The Air Force also wants to buy 24 F-15EX fighters in 2023, an increase over prior plans. Air Force officials said the decision is because F-15C, the jets they are replacing, are reaching the end of their service lives.

“It's to get that capability out to the field and in the Pacific as fast as we can get it there,” Peccia said.

Kendall also said the Air Force used the money it's not spending on F-35 to pay for upgrades needed to the existing fleet. 

“We want to see that real progress is being made on the development side,” Kendall said.

Despite the reduction in planned F-35- buys, Kendall said the Air Force remains committed to the jet and has not changed its goal of buying 1,763.

“Of course, we're committed to the F-35,” Kendall said. “We're 15 years into production and we'll be building F-35s probably another 15 years.”
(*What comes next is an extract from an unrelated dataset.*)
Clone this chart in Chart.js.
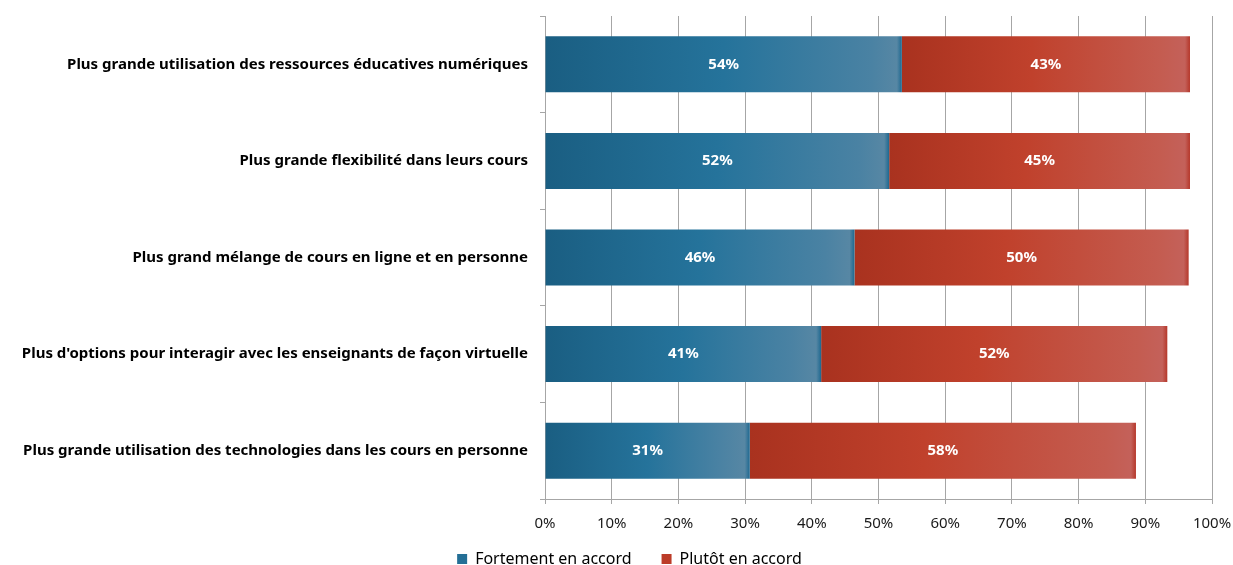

The Air Force also plans to finish buying HH-60 combat search-and-rescue helicopters in 2023. It had planned to buy 113 of the helicopters, but now says it needs only 75.

“The scenarios that we're most worried about are not the same as they once were,” Kendall said. “When we were doing counterinsurgencies, and we were worried about losing pilots in those kinds of situations, the need was different. The acts of aggression, like we're seeing in Europe, or we might see in the Pacific ... put us in a very different scenario for combat rescue.”